The United States says it is canceling a decades-old friendship treaty with Iran after Tehran cited it in an international court case against Washington's sanctions policy.
"I'm announcing that the US is terminating the 1955 Treaty of Amity with Iran. This is a decision, frankly, that is 39 years overdue," Secretary of State Mike Pompeo told reporters on October 3, referring to the year of the 1979 Islamic Revolution.
After the announcement, Tehran slammed the United States as an "outlaw regime."
The U.S. move came after the top UN court ordered the United States to ease sanctions it reimposed on Iran following Washington's withdrawal from the 2015 nuclear accord between Tehran and world powers earlier this year.
The 1955 Treaty of Amity, Economic Relations, and Consular Rights called for "friendly relations" between Iran and the United States, encouraged mutual trade and investment, regulated diplomatic ties, and granted the International Court of Justice (ICJ) jurisdiction over disputes.
It was signed at a time of close relations between Washington and Tehran, long before the 1979 revolution brought about decades of hostility between the two.
In August, Washington slapped a first round of punitive measures on Iran after President Donald Trump in May pulled the United States out of the 2015 nuclear deal aimed at curbing Tehran's nuclear ambitions.

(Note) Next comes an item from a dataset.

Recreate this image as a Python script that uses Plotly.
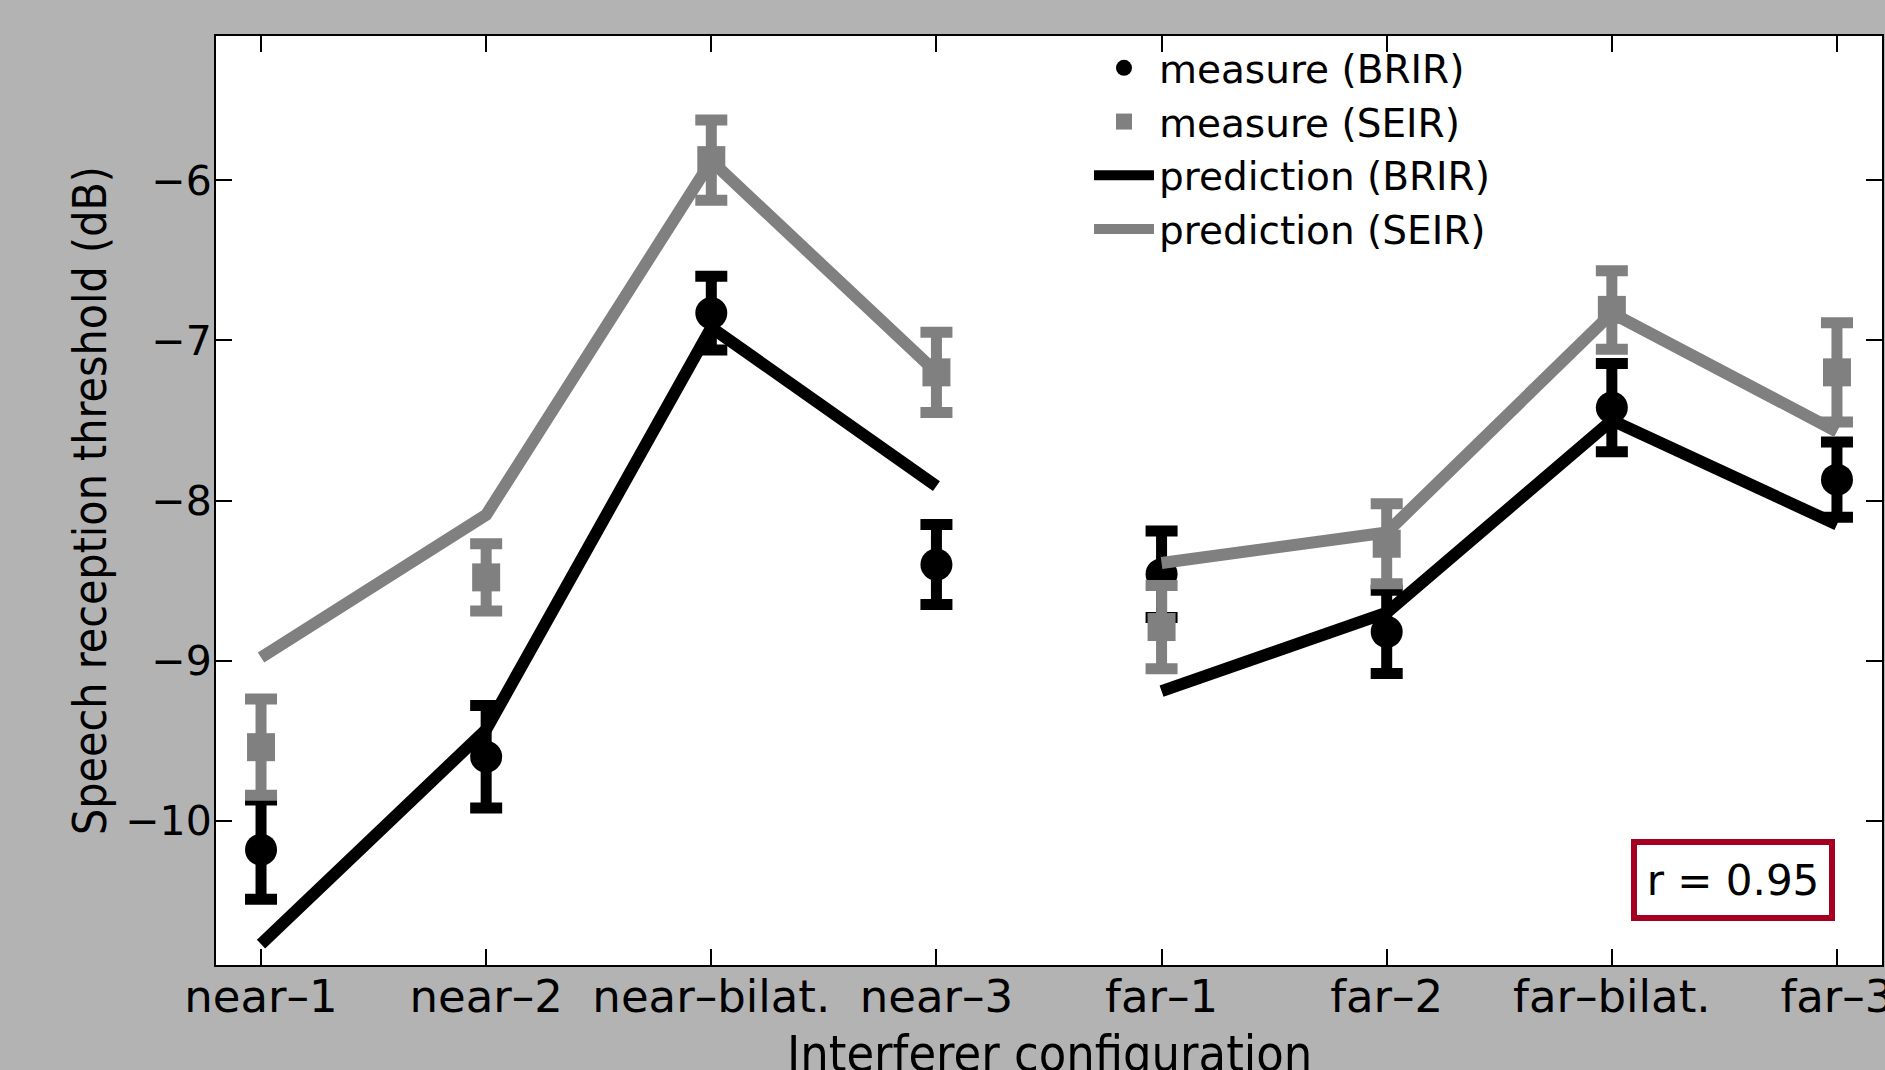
import plotly.graph_objects as go

categories = ["near\u20131", "near\u20132", "near\u2013bilat.", "near\u20133",
              "far\u20131", "far\u20132", "far\u2013bilat.", "far\u20133"]
meas_brir = [-10.18, -9.60, -6.83, -8.40, -8.46, -8.82, -7.42, -7.87]
err_brir = [0.31, 0.32, 0.23, 0.25, 0.27, 0.26, 0.275, 0.235]
meas_seir = [-9.54, -8.48, -5.875, -7.20, -8.79, -8.27, -6.81, -7.20]
err_seir = [0.30, 0.21, 0.25, 0.25, 0.26, 0.25, 0.245, 0.31]
pred_brir = [-10.77, -9.43, -6.92, -7.91, -9.19, -8.70, -7.50, -8.15]
pred_seir = [-8.98, -8.09, -5.88, -7.20, -8.39, -8.20, -6.83, -7.57]
y_ticks = [-10, -9, -8, -7, -6]
x_title = "Interferer configuration"
y_title = "Speech reception threshold (dB)"

xpos = list(range(1, len(categories) + 1))
GREY = "#808080"
BLACK = "#000000"
FONT = "DejaVu Sans"
TITLE_FONT = "Liberation Sans Narrow, DejaVu Sans Condensed, Liberation Sans"


def split_groups(vals):
    # two groups (near / far) drawn as separate line segments
    xs = xpos[:4] + [None] + xpos[4:]
    ys = vals[:4] + [None] + vals[4:]
    return xs, ys


fig = go.Figure()

fig.add_trace(go.Scatter(
    x=xpos, y=meas_brir, mode="markers", name="measure (BRIR)",
    marker=dict(symbol="circle", size=32, color=BLACK),
    error_y=dict(type="data", array=err_brir, visible=True, color=BLACK,
                 thickness=11, width=16),
))
fig.add_trace(go.Scatter(
    x=xpos, y=meas_seir, mode="markers", name="measure (SEIR)",
    marker=dict(symbol="square", size=28, color=GREY),
    error_y=dict(type="data", array=err_seir, visible=True, color=GREY,
                 thickness=11, width=16),
))
bx, by = split_groups(pred_brir)
fig.add_trace(go.Scatter(
    x=bx, y=by, mode="lines", name="prediction (BRIR)",
    line=dict(color=BLACK, width=12), connectgaps=False,
))
sx, sy = split_groups(pred_seir)
fig.add_trace(go.Scatter(
    x=sx, y=sy, mode="lines", name="prediction (SEIR)",
    line=dict(color=GREY, width=12), connectgaps=False,
))

fig.add_annotation(
    xref="paper", yref="paper", x=0.9106, y=0.0915,
    xanchor="center", yanchor="middle",
    text="r = 0.95", showarrow=False,
    font=dict(family=FONT, size=42, color=BLACK),
    bordercolor="#a50021", borderwidth=6, borderpad=4,
    bgcolor="white", width=184, height=62,
)

# x-axis title placed like the reference (sits low, partly below the edge)
fig.add_annotation(
    xref="paper", yref="paper", x=0.5, y=0, xanchor="center", yanchor="top",
    yshift=-58, text=x_title, showarrow=False,
    font=dict(family=TITLE_FONT, size=50, color=BLACK),
)

fig.update_layout(
    width=1885, height=1070,
    margin=dict(l=216, r=3, t=36, b=105),
    paper_bgcolor="#b3b3b3",
    plot_bgcolor="white",
    font=dict(family=FONT, size=42, color=BLACK),
    showlegend=True,
    legend=dict(
        x=0.524, y=1.0, xanchor="left", yanchor="top",
        bgcolor="rgba(0,0,0,0)", borderwidth=0,
        font=dict(family=FONT, size=39, color=BLACK),
        itemwidth=60, tracegroupgap=0,
    ),
    xaxis=dict(
        range=[0.8, 8.2], tickmode="array", tickvals=xpos, ticktext=categories,
        ticks="inside", ticklen=16, tickwidth=2, tickcolor=BLACK,
        showline=True, linewidth=2, linecolor=BLACK, mirror="ticks",
        showgrid=False, zeroline=False, automargin=False,
        ticklabelstandoff=-9, ticklabeloverflow="allow",
        tickfont=dict(family=FONT, size=45),
    ),
    yaxis=dict(
        range=[-10.9, -5.1], tickmode="array", tickvals=y_ticks,
        ticks="inside", ticklen=16, tickwidth=2, tickcolor=BLACK,
        showline=True, linewidth=2, linecolor=BLACK, mirror="ticks",
        showgrid=False, zeroline=False, automargin=False,
        ticklabelstandoff=-6,
        tickfont=dict(family=FONT, size=41),
        title=dict(text=y_title, standoff=4,
                   font=dict(family=TITLE_FONT, size=46)),
    ),
)

fig.write_html(
    "out.html",
    config={"displayModeBar": False},
    post_script=("document.body.style.margin='0';"
                 "document.body.style.overflow='hidden';"
                 "document.body.style.background='#b3b3b3';"),
)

The U.S. moves sent Iran's economy into a downward spiral with the national currency, the rial, hitting record lows.
Iran challenged the reinstatement of sanctions in a case filed in July at the ICJ in The Hague, arguing that it breaches the friendship treaty between the two countries and accusing the United States of "economic aggression."
U.S. lawyers responded by saying the reimposition of the sanctions was legal and a national security measure that cannot be challenged at the UN court.
In a preliminary ruling in the case, the ICJ said earlier on October 3 that exports of "humanitarian" goods such as medicines and medical devices, food, and agricultural commodities" should be allowed, as well as aviation safety equipment.
It said the U.S. sanctions on such goods breached the 1955 treaty between Iran and the United States.
Announcing the decision, the court's president, Judge Abdulqawi Ahmed Yusuf, said U.S. sanctions on goods "required for humanitarian needs...may have a serious detrimental impact on the health and lives of individuals on the territory of Iran."
Sanctions on aircraft spare parts, equipment, and associated services have the "potential to endanger civil aviation safety in Iran and the lives of its users," he also said.
The ruling is a decision on so-called provisional measures ahead of a final decision on the matter, which may take several years, according to experts.
Speaking to reporters, Pompeo said the ruling “marked a useful point for us to demonstrate the absolute absurdity of the Treaty of Amity between the United States and the Islamic Republic of Iran."
He also said the United States was "disappointed" that the ICJ "failed to recognize that it has no jurisdiction to issue any order relating to these sanctions measures with the United States, which is doing its work on Iran to protect its own essential security interests."
The secretary of state said that Iran's claims under the treaty were "absurd," citing Iran's “history of terrorism, ballistic-missile activity, and other malign behaviors,” and accused Tehran of "abusing the ICJ for political and propaganda purposes."
Pompeo added that the United States will work to ensure it is providing humanitarian assistance to the Iranian people.
"Today US withdrew from an actual US-Iran treaty after the ICJ ordered it to stop violating that treaty in sanctioning Iranian people. Outlaw regime," Iranian Foreign Minister Mohammad Javad Zarif later tweeted.
Earlier, Zarif called the court decision "another failure for sanctions-addicted” U.S. government and “victory for rule of law."
And the Foreign Ministry said the ruling "proved once again the Islamic Republic is right and the U.S. sanctions against people and citizens of our country are illegal and cruel."
The U.S. ambassador to the Netherlands, Peter Hoekstra, said it was "a meritless case over which the court has no jurisdiction."
He added that the ruling did not go as far as Iran had requested, saying the court “issued a narrow decision on a very limited range of sectors."
The ICJ rules on disputes between UN member states. Its decisions are binding and cannot be appealed, but it has no mechanism to enforce them.
Both Washington and Tehran have ignored ICJ decisions in the past.
Later in the day, U.S. National Security Adviser John Bolton announced that the administration was pulling out of an amendment to the 1961 Vienna Convention on Diplomatic Relations that gives the ICJ jurisdiction to hear disputes between states.
Bolton also told a White House briefing that Washington will review all international agreements that “may still expose the United States to purported binding jurisdiction, dispute resolution” in the ICJ.
“We will not sit idly by as baseless politicized claims are brought against us," he said.